Stated task: Return only the lines from the start of the records through the line that contains "plt.rcParams['font.family'] = ['Liberation", inclusive; leave out all pictures.

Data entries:

====

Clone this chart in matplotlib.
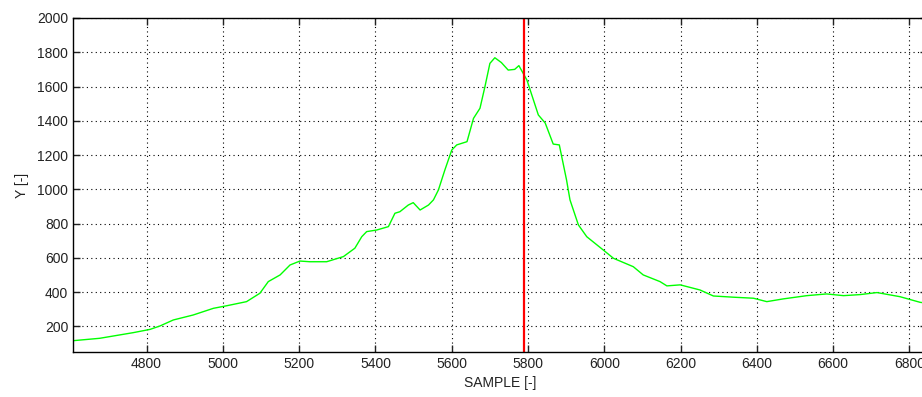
import matplotlib
matplotlib.use("Agg")
import matplotlib.pyplot as plt

# Data
sample = [4607, 4677, 4765, 4809, 4835, 4870, 4922, 4975, 5010, 5062, 5097, 5119,
          5150, 5176, 5202, 5228, 5272, 5316, 5346, 5364, 5377, 5403, 5434, 5451,
          5464, 5486, 5499, 5517, 5539, 5552, 5565, 5582, 5600, 5613, 5640, 5657,
          5674, 5687, 5700, 5713, 5730, 5748, 5765, 5776, 5797, 5827, 5845, 5866,
          5882, 5901, 5910, 5932, 5954, 5997, 6024, 6076, 6102, 6146, 6164, 6199,
          6251, 6286, 6338, 6391, 6426, 6469, 6531, 6583, 6627, 6670, 6715, 6775,
          6828, 6846]
y_val = [116, 130, 163, 182, 202, 237, 266, 305, 320, 344, 393, 461,
         500, 558, 581, 577, 577, 607, 656, 723, 753, 762, 782, 860,
         869, 908, 922, 879, 908, 938, 996, 1113, 1229, 1259, 1278, 1414,
         1473, 1599, 1735, 1768, 1740, 1696, 1700, 1722, 1638, 1434, 1387, 1264,
         1259, 1054, 938, 792, 723, 646, 597, 548, 500, 461, 436, 442,
         412, 377, 370, 364, 344, 360, 379, 389, 379, 385, 397, 373,
         340, 335]
marker_x = 5790

x_ticks = [4800, 5000, 5200, 5400, 5600, 5800, 6000, 6200, 6400, 6600, 6800]
y_ticks = [200, 400, 600, 800, 1000, 1200, 1400, 1600, 1800, 2000]

plt.rcParams['font.family'] = ['Liberation Sans', 'DejaVu Sans']

fig = plt.figure(figsize=(9.22, 3.97), dpi=100)
# axes runs a bit past the right edge of the image, like the reference
ax = fig.add_axes([73 / 922, 1 - 352 / 397, (927 - 73) / 922, (352 - 18) / 397])

ax.plot(sample, y_val, color="#00ff00", linewidth=1.0)
ax.axvline(marker_x, color="red", linewidth=1.6)

ax.set_xlim(4607, 6846)
ax.set_ylim(50, 2000)
ax.set_xticks(x_ticks)
ax.set_yticks(y_ticks)
ax.grid(True, color="black", linestyle=(0, (1, 3)), linewidth=0.8)
ax.tick_params(direction="in", length=5, width=1, top=True, right=True,
               labelsize=10, colors="#222222")
for s in ax.spines.values():
    s.set_linewidth(1.0)

ax.set_xlabel("SAMPLE [-]", fontsize=10, color="#222222", labelpad=4)
ax.set_ylabel("Y [-]", fontsize=10, color="#222222", labelpad=6)

fig.savefig("out.png", dpi=100)
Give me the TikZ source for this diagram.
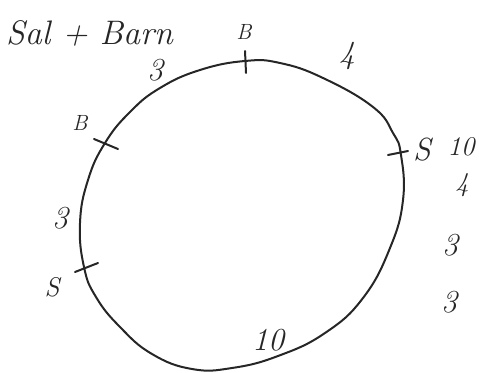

====

Answer to the task:
Clone this chart in matplotlib.
import matplotlib
matplotlib.use("Agg")
import matplotlib.pyplot as plt

# Data
sample = [4607, 4677, 4765, 4809, 4835, 4870, 4922, 4975, 5010, 5062, 5097, 5119,
          5150, 5176, 5202, 5228, 5272, 5316, 5346, 5364, 5377, 5403, 5434, 5451,
          5464, 5486, 5499, 5517, 5539, 5552, 5565, 5582, 5600, 5613, 5640, 5657,
          5674, 5687, 5700, 5713, 5730, 5748, 5765, 5776, 5797, 5827, 5845, 5866,
          5882, 5901, 5910, 5932, 5954, 5997, 6024, 6076, 6102, 6146, 6164, 6199,
          6251, 6286, 6338, 6391, 6426, 6469, 6531, 6583, 6627, 6670, 6715, 6775,
          6828, 6846]
y_val = [116, 130, 163, 182, 202, 237, 266, 305, 320, 344, 393, 461,
         500, 558, 581, 577, 577, 607, 656, 723, 753, 762, 782, 860,
         869, 908, 922, 879, 908, 938, 996, 1113, 1229, 1259, 1278, 1414,
         1473, 1599, 1735, 1768, 1740, 1696, 1700, 1722, 1638, 1434, 1387, 1264,
         1259, 1054, 938, 792, 723, 646, 597, 548, 500, 461, 436, 442,
         412, 377, 370, 364, 344, 360, 379, 389, 379, 385, 397, 373,
         340, 335]
marker_x = 5790

x_ticks = [4800, 5000, 5200, 5400, 5600, 5800, 6000, 6200, 6400, 6600, 6800]
y_ticks = [200, 400, 600, 800, 1000, 1200, 1400, 1600, 1800, 2000]

plt.rcParams['font.family'] = ['Liberation Sans', 'DejaVu Sans']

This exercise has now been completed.